Эйлит вздрогнула, словно почувствовала то же самое, но промолчала. Со времени ранения Голдвин стал очень ранимым и трепетным во всем, что касалось его независимости.

— Будь осторожен, — тихо вымолвила она.

— Разве я могу вести себя неосторожно с этой проклятой дыркой в боку? — раздраженно спросил Голдвин. — Уж лучше бы Господь управился с секирой норвежца так, чтобы сразу перерубить меня надвое!

— О, нет. Не говори так!

— Хорошо, больше не буду, — вздохнув, согласился Голдвин и медленно направился к двери.

Проводив его, Эйлит села у огня и начала прясть овечью шерсть для зимних носков. Серовато-белая нить неторопливо наматывалась на веретено. Боль в спине не прекращалась, вынуждая Эйлит то и дело менять положение. Пряжа требовала только ловкости рук и определенного навыка, а потому молодая женщина погрузилась в размышления, вспоминая о несчастьях, пережитых за последние два месяца.

В день великой битвы между королем Гарольдом и герцогом Вильгельмом Голдвин сгорал в лихорадке Эйлит так опасалась за его жизнь, что даже посылала за священником. Отец Леофрин исповедал раненого и с большим неодобрением отнесся к его странному бормотанию о каких-то черных воронах, посланных Одином. Три дня Голдвин находился на грани жизни и смерти. Эйлит не оставляла его ни на минуту. Лишь изредка, вспомнив о братьях, она молилась за них и за победу короля.

В один из дней ее разбудил колокольный звон, и спросонья она решила, что все празднуют победу… Но в то утро колокола играли заунывный поминальный мотив. Узнав о поражении саксов под Гастингсом и о гибели короля Гарольда, Эйлит вдруг поняла, что ни Лильф, ни Альфред не вернутся в Лондон, как это сделали сотни измученных и подавленных солдат. Братья служили Годвинсону верой и правдой, они были всецело преданны ему. Эйлит не сомневалась, что их кровь на поле сражения смешалась с королевской.
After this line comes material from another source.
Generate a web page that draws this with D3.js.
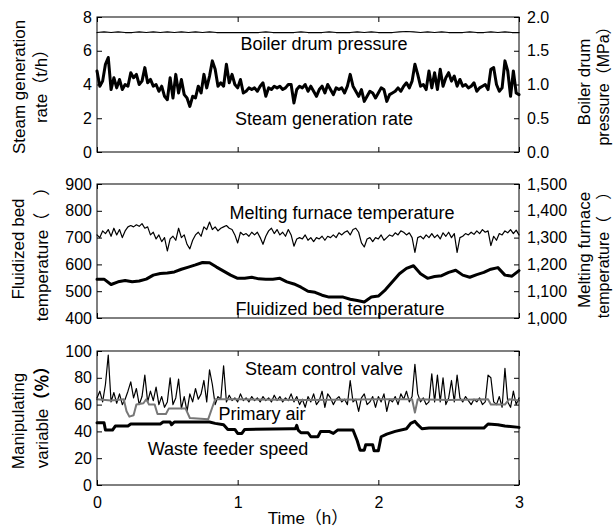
<!DOCTYPE html>
<html><head><meta charset="utf-8">
<script src="https://cdn.jsdelivr.net/npm/d3@7"></script>
<style>
body{margin:0;background:#fff}
svg text{font-family:"Liberation Sans",Arial,"Noto Sans CJK SC",sans-serif;fill:#000}
</style></head><body>
<svg id="chart" width="613" height="530"></svg>
<script>
// ---------- tick labels ----------
const timeTicks = [0, 1, 2, 3];
const steamRateTicks = [0, 2, 4, 6, 8];
const pressureTicks = [0.0, 0.5, 1.0, 1.5, 2.0];
const bedTicks = [400, 500, 600, 700, 800, 900];
const furnaceTicks = [1000, 1100, 1200, 1300, 1400, 1500];
const manipTicks = [0, 20, 40, 60, 80, 100];

// ---------- series (sampled every 0.02 h unless noted) ----------
const steamRate = [
 4.8,3.9,4.2,5.2,5.6,3.7,4.4,3.8,4.3,3.7,
 4.0,3.9,4.7,4.4,4.6,4.0,4.2,5.0,4.1,4.3,
 3.9,4.0,3.6,3.9,3.3,3.1,4.4,3.2,4.6,3.5,
 4.3,3.4,3.2,2.7,3.3,3.2,3.9,3.5,4.6,3.8,
 4.5,5.4,4.9,3.9,4.1,3.9,5.2,4.1,4.6,4.0,
 3.8,4.3,3.5,3.6,3.8,3.7,3.8,3.6,3.9,4.1,
 3.3,3.8,3.7,3.9,3.8,3.9,3.7,3.8,4.0,4.0,
 2.9,3.7,3.9,3.8,4.0,3.6,3.9,3.6,3.3,3.7,
 3.9,3.5,4.0,3.7,3.4,3.8,3.7,3.8,3.5,3.9,
 4.6,3.9,3.6,3.3,3.7,3.0,3.3,3.6,3.5,3.2,
 3.5,3.8,3.7,3.0,3.4,3.5,3.6,3.8,3.6,3.9,
 4.1,3.8,4.2,5.2,4.6,3.9,4.0,3.7,4.8,3.8,
 4.7,3.7,4.9,3.9,4.4,4.7,4.2,4.5,3.9,4.3,
 3.9,4.0,3.8,3.9,4.1,3.6,3.8,3.9,4.0,3.7,
 4.9,5.0,4.0,3.6,3.8,5.4,4.8,3.3,4.8,3.5,
 3.4];

// sampled every 0.05 h
const drumPressure = [
 1.77,1.78,1.77,1.78,1.77,1.77,1.78,1.77,1.78,1.77,
 1.78,1.77,1.78,1.77,1.78,1.77,1.78,1.77,1.77,1.77,
 1.77,1.77,1.77,1.77,1.78,1.77,1.77,1.77,1.77,1.78,
 1.77,1.77,1.77,1.78,1.77,1.77,1.77,1.78,1.77,1.78,
 1.77,1.77,1.77,1.78,1.785,1.78,1.77,1.78,1.77,1.78,
 1.77,1.77,1.77,1.78,1.77,1.77,1.78,1.77,1.78,1.77,
 1.77];

const furnaceTemp = [
 1310,1300,1325,1315,1330,1305,1335,1310,1330,1300,
 1325,1340,1345,1340,1348,1342,1352,1335,1340,1310,
 1320,1295,1310,1285,1300,1250,1295,1305,1290,1335,
 1300,1310,1275,1258,1290,1310,1320,1305,1340,1330,
 1358,1330,1340,1325,1335,1340,1345,1335,1330,1310,
 1280,1320,1310,1315,1305,1320,1310,1320,1300,1275,
 1305,1325,1335,1315,1330,1310,1320,1305,1330,1310,
 1268,1295,1300,1295,1310,1290,1300,1285,1300,1295,
 1305,1290,1305,1300,1310,1300,1318,1310,1320,1325,
 1310,1330,1335,1320,1280,1265,1295,1300,1285,1300,
 1295,1310,1290,1300,1310,1305,1318,1310,1325,1320,
 1310,1318,1300,1245,1300,1305,1295,1310,1300,1315,
 1300,1310,1295,1318,1305,1320,1300,1315,1245,1300,
 1305,1315,1310,1320,1312,1325,1315,1330,1320,1325,
 1270,1305,1290,1315,1310,1325,1318,1330,1315,1328,
 1310];

// sampled every 0.05 h
const bedTemp = [
 545,545,525,535,540,535,538,545,560,566,
 568,572,582,590,598,607,606,590,575,560,
 548,548,552,546,545,545,548,535,527,515,
 500,496,485,478,478,478,470,465,460,478,
 482,505,535,565,585,595,565,548,555,558,
 570,578,560,552,562,570,582,588,560,556,
 577];

const steamValve = [
 65,70,62,75,97,62,69,61,68,60,
 64,70,77,65,72,60,66,82,62,70,
 63,73,60,66,58,62,80,60,65,79,
 57,66,55,68,62,72,64,68,78,62,
 86,75,60,66,64,89,62,67,63,65,
 62,68,63,65,62,66,63,65,62,66,
 63,65,62,67,63,66,62,65,63,68,
 62,66,60,64,58,66,62,68,60,63,
 70,58,68,65,60,64,66,62,64,60,
 78,62,64,55,65,68,60,62,66,58,
 66,62,68,55,64,62,66,60,68,64,
 70,62,66,90,68,62,65,60,62,83,
 62,82,62,80,60,65,78,62,82,65,
 62,66,63,60,64,62,65,60,62,82,
 80,62,60,66,58,87,62,58,70,60,
 65];

// breakpoint series
const primaryAirTime  = [0,0.1,0.19,0.21,0.23,0.26,0.28,0.33,0.35,0.37,0.41,0.43,0.49,0.51,0.63,0.66,0.79,0.82,0.84,1.0,1.5,2.0,2.24,2.26,2.28,2.5,2.78,2.8,2.9,2.93,3.0];
const primaryAirValue = [64,63,64,55,51,52,60,61,64,60,60,53,53,57,57,50,49,58,64,64,63.5,64,64,54,64,63.5,64,60,60,64,63];

const feederTime  = [0,0.05,0.06,0.11,0.13,0.22,0.24,0.45,0.47,0.52,0.53,0.55,0.8,0.84,0.9,0.93,0.98,1.0,1.03,1.05,1.38,1.41,1.42,1.43,1.45,1.5,1.52,1.57,1.59,1.65,1.68,1.71,1.82,1.85,1.87,1.9,1.91,1.96,1.97,2.0,2.02,2.06,2.12,2.2,2.23,2.26,2.28,2.31,2.36,2.75,2.78,2.85,2.9,3.0];
const feederValue = [46.5,46.5,41,41,44,44,45.5,45.5,47,47,45,47,47,46,45,41.5,41.5,38.5,38.5,41.5,42,42,44.5,41,39,39,36,36,40,40,38.5,41,41,33,26,26,30,30,25.5,25.5,36,38,40,42,46,47.5,45,42,42.5,42.5,45.5,45,44,43];

// ---------- drawing ----------
const svg = d3.select("#chart");
const X0 = 97, X1 = 519;
const x = d3.scaleLinear().domain([0, 3]).range([X0, X1]);
const panels = [{top: 17, bottom: 152}, {top: 184, bottom: 318}, {top: 351, bottom: 485}];

const yRate = d3.scaleLinear().domain([0, 8]).range([panels[0].bottom, panels[0].top]);
const yPress = d3.scaleLinear().domain([0, 2]).range([panels[0].bottom, panels[0].top]);
const yBed = d3.scaleLinear().domain([400, 900]).range([panels[1].bottom, panels[1].top]);
const yFurn = d3.scaleLinear().domain([1000, 1500]).range([panels[1].bottom, panels[1].top]);
const yMan = d3.scaleLinear().domain([0, 100]).range([panels[2].bottom, panels[2].top]);

const TICK = 5, FS = 16;

function styleAxis(g) {
  g.attr("font-family", null).attr("font-size", null);
  g.select(".domain").remove();
  g.selectAll("line").attr("stroke", "#000");
  g.selectAll("text").style("font-size", FS + "px");
}

function frame(p) {
  svg.append("rect").attr("x", X0).attr("y", p.top).attr("width", X1 - X0).attr("height", p.bottom - p.top)
    .attr("fill", "none").attr("stroke", "#000").attr("stroke-width", 1);
}

function xTicks(p, labels) {
  svg.append("g").attr("transform", `translate(0,${p.top})`)
    .call(d3.axisTop(x).tickValues(timeTicks).tickSize(-TICK).tickFormat("")).call(styleAxis);
  svg.append("g").attr("transform", `translate(0,${p.bottom})`)
    .call(d3.axisBottom(x).tickValues(timeTicks).tickSize(-TICK).tickPadding(12)
      .tickFormat(labels ? d3.format("d") : "")).call(styleAxis);
}

function leftAxis(scale, ticks, fmt) {
  svg.append("g").attr("transform", `translate(${X0},0)`)
    .call(d3.axisLeft(scale).tickValues(ticks).tickSize(-TICK).tickPadding(5).tickFormat(fmt)).call(styleAxis);
}
function rightAxis(scale, ticks, fmt) {
  svg.append("g").attr("transform", `translate(${X1},0)`)
    .call(d3.axisRight(scale).tickValues(ticks).tickSize(-TICK).tickPadding(8).tickFormat(fmt)).call(styleAxis);
}

const t02 = (d, i) => x(i * 0.02);
const t05 = (d, i) => x(i * 0.05);

function drawLine(data, xf, yf, color, w) {
  svg.append("path").datum(data)
    .attr("d", d3.line().x(xf).y(yf))
    .attr("fill", "none").attr("stroke", color).attr("stroke-width", w)
    .attr("stroke-linejoin", "round").attr("stroke-linecap", "round");
}

// panel 1
drawLine(drumPressure, t05, d => yPress(d), "#000", 1.2);
drawLine(steamRate, t02, d => yRate(d), "#000", 3);
frame(panels[0]); xTicks(panels[0], false);
leftAxis(yRate, steamRateTicks, d3.format("d"));
rightAxis(yPress, pressureTicks, d3.format(".1f"));

// panel 2
drawLine(furnaceTemp, t02, d => yFurn(d), "#000", 1.2);
drawLine(bedTemp, t05, d => yBed(d), "#000", 3);
frame(panels[1]); xTicks(panels[1], false);
leftAxis(yBed, bedTicks, d3.format("d"));
rightAxis(yFurn, furnaceTicks, d3.format(","));

// panel 3
drawLine(steamValve, t02, d => yMan(d), "#000", 1.2);
drawLine(primaryAirValue, (d, i) => x(primaryAirTime[i]), d => yMan(d), "#777", 2);
drawLine(feederValue, (d, i) => x(feederTime[i]), d => yMan(d), "#000", 3);
frame(panels[2]); xTicks(panels[2], true);
leftAxis(yMan, manipTicks, d3.format("d"));
rightAxis(yMan, manipTicks, "");

// annotations
const notes = [
  ["Boiler drum pressure", 324, 50],
  ["Steam generation rate", 324, 124.5],
  ["Melting furnace temperature", 342, 219],
  ["Fluidized bed temperature", 340, 314.5],
  ["Steam control valve", 324, 374.5],
  ["Primary air", 262, 420],
  ["Waste feeder speed", 228, 454.5]
];
svg.selectAll(".note").data(notes).enter().append("text")
  .attr("x", d => d[1]).attr("y", d => d[2])
  .attr("text-anchor", "middle").style("font-size", "18px").text(d => d[0]);

// axis titles (rotated)
function vTitle(parts, cx, cy, fs) {
  const t = svg.append("text").attr("transform", `translate(${cx},${cy}) rotate(-90)`)
    .attr("text-anchor", "middle").attr("dy", "0.35em").style("font-size", (fs || 17) + "px");
  parts.forEach(p => {
    const s = t.append("tspan").text(p[0]);
    if (p[1]) s.style("font-weight", "bold");
  });
}
vTitle([["Steam generation"]], 19, 87);
vTitle([["rate（t/h）"]], 41, 82);
vTitle([["Fluidized bed"]], 18, 249);
vTitle([["temperature（　）"]], 42, 250);
vTitle([["Manipulating"]], 18, 421);
vTitle([["variable"], ["（％）", true]], 42, 413);
vTitle([["Boiler drum"]], 584, 82);
vTitle([["pressure（MPa）"]], 603, 82, 16);
vTitle([["Melting furnace"]], 584, 250);
vTitle([["temperature（　）"]], 603, 251, 16);

// x title
svg.append("text").attr("x", 308).attr("y", 524).attr("text-anchor", "middle")
  .style("font-size", "17px").text("Time（h）");
</script>
</body></html>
Целую неделю она скрывала от Голдвина страшную новость. Если же сил сдерживаться не хватало, Эйлит бежала в укромный уголок двора или в кузницу и там давала волю слезам. Однажды ее сопровождали Сигрид и Ульфхильда, и в тот день они втроем обнявшись стояли у наковальни, на которой еще недавно рождалось смертоносное оружие, и рыдали от горя и страха.
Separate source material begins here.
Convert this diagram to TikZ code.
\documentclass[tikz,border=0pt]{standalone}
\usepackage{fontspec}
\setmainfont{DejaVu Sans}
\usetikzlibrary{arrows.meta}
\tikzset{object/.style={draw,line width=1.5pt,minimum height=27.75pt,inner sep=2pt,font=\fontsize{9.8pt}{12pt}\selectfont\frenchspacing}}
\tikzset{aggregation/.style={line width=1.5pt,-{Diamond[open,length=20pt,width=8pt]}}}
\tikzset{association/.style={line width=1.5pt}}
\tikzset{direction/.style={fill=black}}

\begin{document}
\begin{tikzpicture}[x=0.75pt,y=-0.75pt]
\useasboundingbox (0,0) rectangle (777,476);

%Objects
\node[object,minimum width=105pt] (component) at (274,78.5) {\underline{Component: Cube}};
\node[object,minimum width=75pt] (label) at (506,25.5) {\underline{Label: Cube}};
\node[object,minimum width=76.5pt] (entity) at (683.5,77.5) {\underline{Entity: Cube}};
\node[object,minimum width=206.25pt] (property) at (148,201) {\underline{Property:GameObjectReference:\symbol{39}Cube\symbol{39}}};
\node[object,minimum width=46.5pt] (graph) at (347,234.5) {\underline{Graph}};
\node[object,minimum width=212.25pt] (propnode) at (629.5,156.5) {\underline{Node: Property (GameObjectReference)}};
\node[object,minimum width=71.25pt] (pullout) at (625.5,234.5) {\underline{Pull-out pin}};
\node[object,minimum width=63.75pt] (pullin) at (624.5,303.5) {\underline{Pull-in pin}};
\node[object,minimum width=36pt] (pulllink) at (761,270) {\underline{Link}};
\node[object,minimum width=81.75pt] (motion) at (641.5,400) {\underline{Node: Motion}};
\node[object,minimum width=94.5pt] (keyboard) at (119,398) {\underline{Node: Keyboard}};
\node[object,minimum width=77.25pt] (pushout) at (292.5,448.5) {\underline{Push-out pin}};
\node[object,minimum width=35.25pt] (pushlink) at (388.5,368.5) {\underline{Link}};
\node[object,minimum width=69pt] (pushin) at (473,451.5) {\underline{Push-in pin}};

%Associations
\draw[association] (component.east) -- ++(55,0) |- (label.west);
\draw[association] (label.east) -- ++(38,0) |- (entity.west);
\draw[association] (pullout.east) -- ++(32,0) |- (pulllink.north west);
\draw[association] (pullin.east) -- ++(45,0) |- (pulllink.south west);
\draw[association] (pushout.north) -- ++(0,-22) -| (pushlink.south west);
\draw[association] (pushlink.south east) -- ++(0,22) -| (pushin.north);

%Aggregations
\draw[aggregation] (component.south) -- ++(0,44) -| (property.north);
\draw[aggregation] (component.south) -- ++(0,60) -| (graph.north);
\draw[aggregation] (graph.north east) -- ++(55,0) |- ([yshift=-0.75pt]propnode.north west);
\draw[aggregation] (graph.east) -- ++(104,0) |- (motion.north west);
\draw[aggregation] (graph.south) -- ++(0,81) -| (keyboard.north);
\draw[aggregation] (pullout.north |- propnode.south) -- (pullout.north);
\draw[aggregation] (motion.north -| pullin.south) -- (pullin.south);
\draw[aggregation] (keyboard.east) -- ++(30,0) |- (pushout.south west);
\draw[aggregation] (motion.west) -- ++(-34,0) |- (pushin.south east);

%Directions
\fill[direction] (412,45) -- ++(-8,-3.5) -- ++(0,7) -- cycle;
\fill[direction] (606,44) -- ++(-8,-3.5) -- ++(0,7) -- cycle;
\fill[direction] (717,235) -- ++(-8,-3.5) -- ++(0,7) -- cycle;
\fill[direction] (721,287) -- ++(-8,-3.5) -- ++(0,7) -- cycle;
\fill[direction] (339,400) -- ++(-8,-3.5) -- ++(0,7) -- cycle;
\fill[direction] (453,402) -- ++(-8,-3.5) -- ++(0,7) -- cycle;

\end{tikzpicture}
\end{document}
Вот и сейчас на глаза Эйлит вновь навернулись слезы. Отложив веретено в сторону, она вытерла мокрые щеки платком. Дней через десять после поражения англичан под Гастингсом ей пришлось рассказать обо всем Голдвину. Тогда на его исхудавшем посеревшем лице появилось выражение отчаяния, глаза помутнели. Эйлит долго и громко рыдала, сидя у постели мужа. С того времени всеми овладели страх и неуверенность в будущем. Ходили слухи, что сыновья Гарольда и Эдит Лебединой Шеи хотели отомстить за отца. Находились те, что прочили трон и корону Эдгару Атерлингу, выходцу из старого королевского дома в западной Англии. Говорили, что он уже собирает армию и готовится выступить против норманнского герцога. Но сегодня на рассвете все узнали, что вражеская армия, разрушая деревни и села, подошла совсем близко к Лондону. Молва гласила, что Эдгар Атерлинг, мерсийские графы.